Наречье гиблое продлится
И, может статься, в свой черёд
Чрез века, через границы,
Через сомненья перейдёт...

Случилось что-то? Что? Ждать ли объяснений в каком-нибудь придорожном притоне? Поможет ли запоздалая молитва? Или мелькнёт вечерняя молния?
Молния, в стихах середины 90-х годов разгонявшая изначальный мрак, вспыхивает роковым образом в начале 2010-х. Смысл надо высвечивать заново?
Старый погреб напоминает о детстве. Из этих завязей сала и капустки всходит звезда Древней Руси. Только вот храмы стоят всё ещё обезглавленные. И оды прошлому то и дело звучат вздором.

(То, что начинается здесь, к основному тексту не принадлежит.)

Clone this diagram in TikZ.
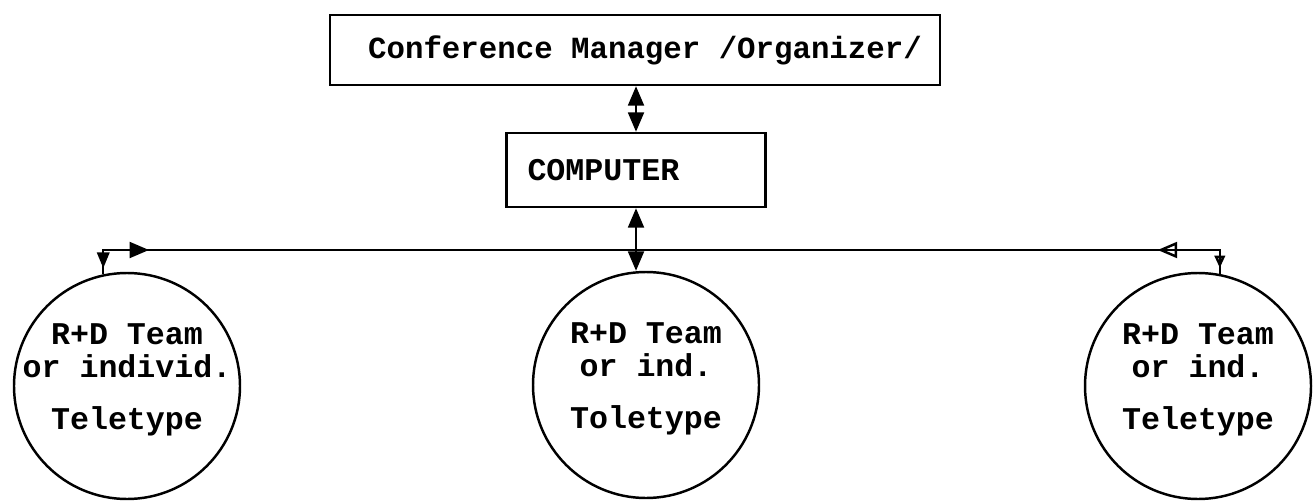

И рядом с весенней фигурой Ахматовой на Невском спуске — Флоренский, через рощу идущий под пистолет... Ад и рай перемешаны в прошлом и настоящем... А в будущем? И в будущем неразличимы — ад и рай.
Но вот чисто дударевское: никакого отчаяния от этой смеси. Никакой безысходной паники. Жить, несмотря ни на что! Помня о смерти.

Любви ликующая сила
О смерти молит напрямик.

О жизни, преодолевающей смерть, молят миражи русской провинции. Скитанье Руси величественно. Блаженство уязвимо. Мир вокруг непредсказуем. Достаточно обернуться на Грузию:

Вкус обрыва крутой
В неизбежности рога.
В наготе над Курой
Смята первая роза...

Но не смятая роза, как и не беззащитная под шквалом осина встают в поэзии Дударева рядом со спасённой ветлой, хотя именно её спасение помогает держаться душе в ситуации вселенского ада-рая.
Вот маленький шедевр Дударева, удерживающий поэзию в реальности... Цитирую полностью и столбиком, чтобы передать не только веяние бездн, но стройность строфы:

Нет стихов хороших.
Нет стихов плохих.
Есть в деревне лошадь.
Лошадь — это стих.

Плохи ли, хороши ли стихи — в контексте бытия это не разрешает загадки смысла.
А что разрешает?
Да лошадь же! Спасительница деревенская! И в страду мирной пахоты, и в лотерею воинской атаки.
Казачья удаль соединяется с крестьянским долготерпением... Это и есть поэзия.
Это судьба поэта, родившегося в Москве, валившего лес в Якутии, исходившего вдоль и поперёк великую страну и в финале Колымской трассы осознавшего великий страдальческий опыт России.
Судьба поэта, вписывающего свой опыт в контекст тысячелетней культуры.
Избравшего опахалом неувядаемую Ветлу.